▶ [MATERIAL SHOWN]
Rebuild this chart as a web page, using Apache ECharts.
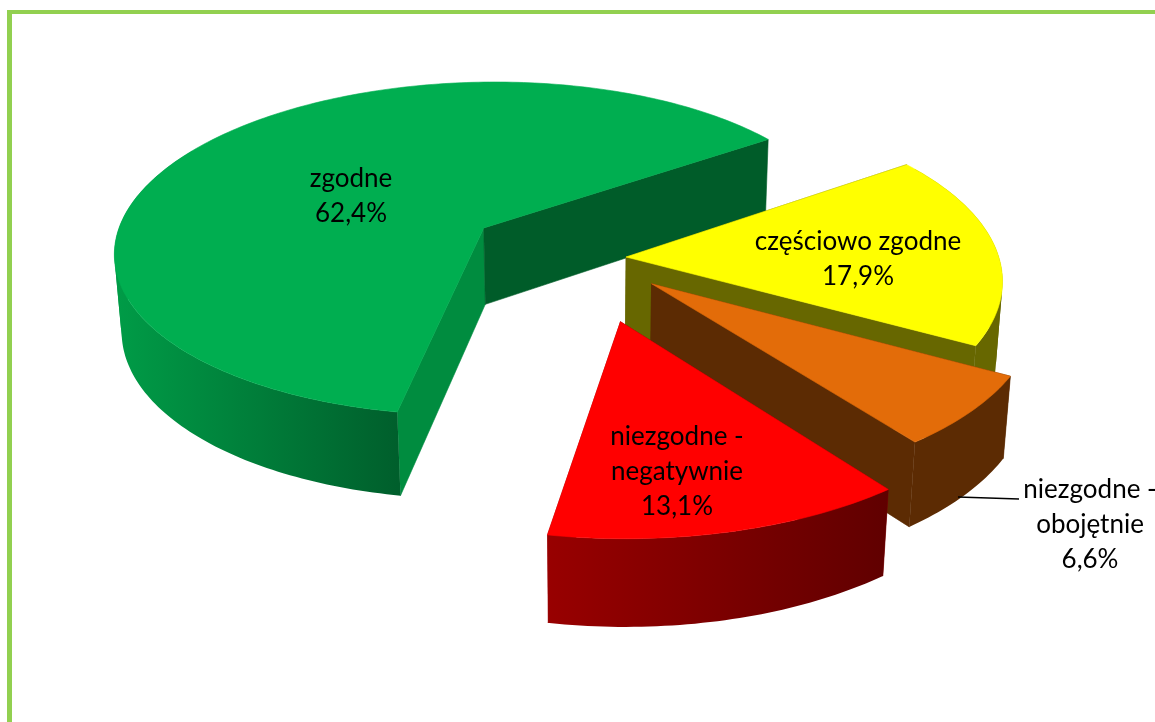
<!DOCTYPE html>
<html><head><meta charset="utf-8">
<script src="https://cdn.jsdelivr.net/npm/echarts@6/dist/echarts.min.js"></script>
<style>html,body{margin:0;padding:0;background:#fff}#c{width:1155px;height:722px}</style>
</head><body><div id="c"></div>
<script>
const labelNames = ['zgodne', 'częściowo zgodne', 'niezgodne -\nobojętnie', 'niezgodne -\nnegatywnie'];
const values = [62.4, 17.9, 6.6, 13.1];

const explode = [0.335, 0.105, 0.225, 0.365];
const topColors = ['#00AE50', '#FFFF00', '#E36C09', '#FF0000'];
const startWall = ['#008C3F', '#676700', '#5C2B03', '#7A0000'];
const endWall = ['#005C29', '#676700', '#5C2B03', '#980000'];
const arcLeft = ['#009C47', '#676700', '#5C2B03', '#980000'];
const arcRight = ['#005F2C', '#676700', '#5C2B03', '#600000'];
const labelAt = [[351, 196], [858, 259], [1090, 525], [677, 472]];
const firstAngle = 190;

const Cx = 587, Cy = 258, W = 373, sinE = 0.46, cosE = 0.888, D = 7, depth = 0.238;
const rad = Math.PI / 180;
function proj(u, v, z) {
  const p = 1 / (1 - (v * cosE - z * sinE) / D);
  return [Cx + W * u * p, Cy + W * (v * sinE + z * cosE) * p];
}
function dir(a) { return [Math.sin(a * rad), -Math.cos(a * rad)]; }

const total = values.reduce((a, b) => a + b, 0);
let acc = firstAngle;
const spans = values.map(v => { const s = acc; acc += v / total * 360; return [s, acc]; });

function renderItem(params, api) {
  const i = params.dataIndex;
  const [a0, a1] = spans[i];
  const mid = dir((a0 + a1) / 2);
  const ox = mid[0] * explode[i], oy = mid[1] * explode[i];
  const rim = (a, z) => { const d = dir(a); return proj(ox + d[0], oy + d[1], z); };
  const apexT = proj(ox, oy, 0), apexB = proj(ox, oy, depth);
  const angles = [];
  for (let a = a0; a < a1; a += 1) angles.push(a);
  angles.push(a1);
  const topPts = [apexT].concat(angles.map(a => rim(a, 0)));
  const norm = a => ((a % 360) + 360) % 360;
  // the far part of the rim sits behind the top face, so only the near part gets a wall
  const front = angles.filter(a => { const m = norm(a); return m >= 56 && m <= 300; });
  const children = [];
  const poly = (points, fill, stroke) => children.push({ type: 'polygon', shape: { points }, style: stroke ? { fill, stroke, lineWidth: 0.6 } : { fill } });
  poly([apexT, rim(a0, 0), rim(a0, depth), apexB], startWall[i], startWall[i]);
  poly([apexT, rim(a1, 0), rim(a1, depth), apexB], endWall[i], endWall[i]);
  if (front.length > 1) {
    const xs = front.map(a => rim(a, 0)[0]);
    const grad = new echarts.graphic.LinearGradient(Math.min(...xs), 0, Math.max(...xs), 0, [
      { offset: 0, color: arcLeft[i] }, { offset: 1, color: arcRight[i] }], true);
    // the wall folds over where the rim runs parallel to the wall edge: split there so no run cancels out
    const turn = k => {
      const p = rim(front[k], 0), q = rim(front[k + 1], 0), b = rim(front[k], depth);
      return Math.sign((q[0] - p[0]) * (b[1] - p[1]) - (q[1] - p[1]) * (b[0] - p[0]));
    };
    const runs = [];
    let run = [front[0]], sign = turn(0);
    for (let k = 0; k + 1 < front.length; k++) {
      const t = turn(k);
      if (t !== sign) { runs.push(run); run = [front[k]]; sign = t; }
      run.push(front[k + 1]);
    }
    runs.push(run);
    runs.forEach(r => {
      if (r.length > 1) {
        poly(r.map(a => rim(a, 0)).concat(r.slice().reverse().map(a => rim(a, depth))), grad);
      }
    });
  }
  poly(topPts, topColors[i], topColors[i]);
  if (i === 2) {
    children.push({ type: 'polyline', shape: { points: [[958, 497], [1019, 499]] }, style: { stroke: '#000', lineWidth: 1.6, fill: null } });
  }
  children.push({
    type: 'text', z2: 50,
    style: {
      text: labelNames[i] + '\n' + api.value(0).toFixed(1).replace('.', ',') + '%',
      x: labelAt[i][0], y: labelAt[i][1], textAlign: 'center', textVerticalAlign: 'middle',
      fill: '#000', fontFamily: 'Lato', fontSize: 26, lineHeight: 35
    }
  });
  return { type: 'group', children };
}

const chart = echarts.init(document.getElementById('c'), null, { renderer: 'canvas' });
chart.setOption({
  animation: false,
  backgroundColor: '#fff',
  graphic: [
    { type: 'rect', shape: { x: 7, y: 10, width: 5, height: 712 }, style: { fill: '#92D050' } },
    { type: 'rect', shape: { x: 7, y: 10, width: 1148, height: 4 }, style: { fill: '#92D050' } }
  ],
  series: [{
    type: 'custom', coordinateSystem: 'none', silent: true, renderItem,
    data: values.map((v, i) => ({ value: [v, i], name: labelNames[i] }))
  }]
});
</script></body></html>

==

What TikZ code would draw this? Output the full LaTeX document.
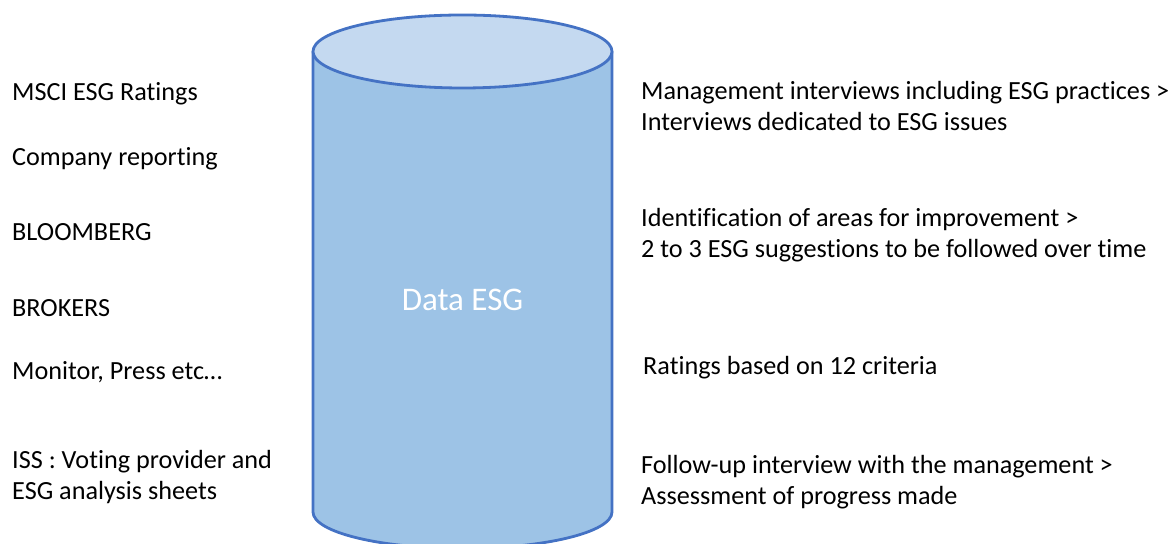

▶ [EXERCISE] Copy, from the material, each line that holds the string "document".

▶ [TASK RESPONSE]
const chart = echarts.init(document.getElementById('c'), null, { renderer: 'canvas' });
What TikZ code would draw this? Output the full LaTeX document.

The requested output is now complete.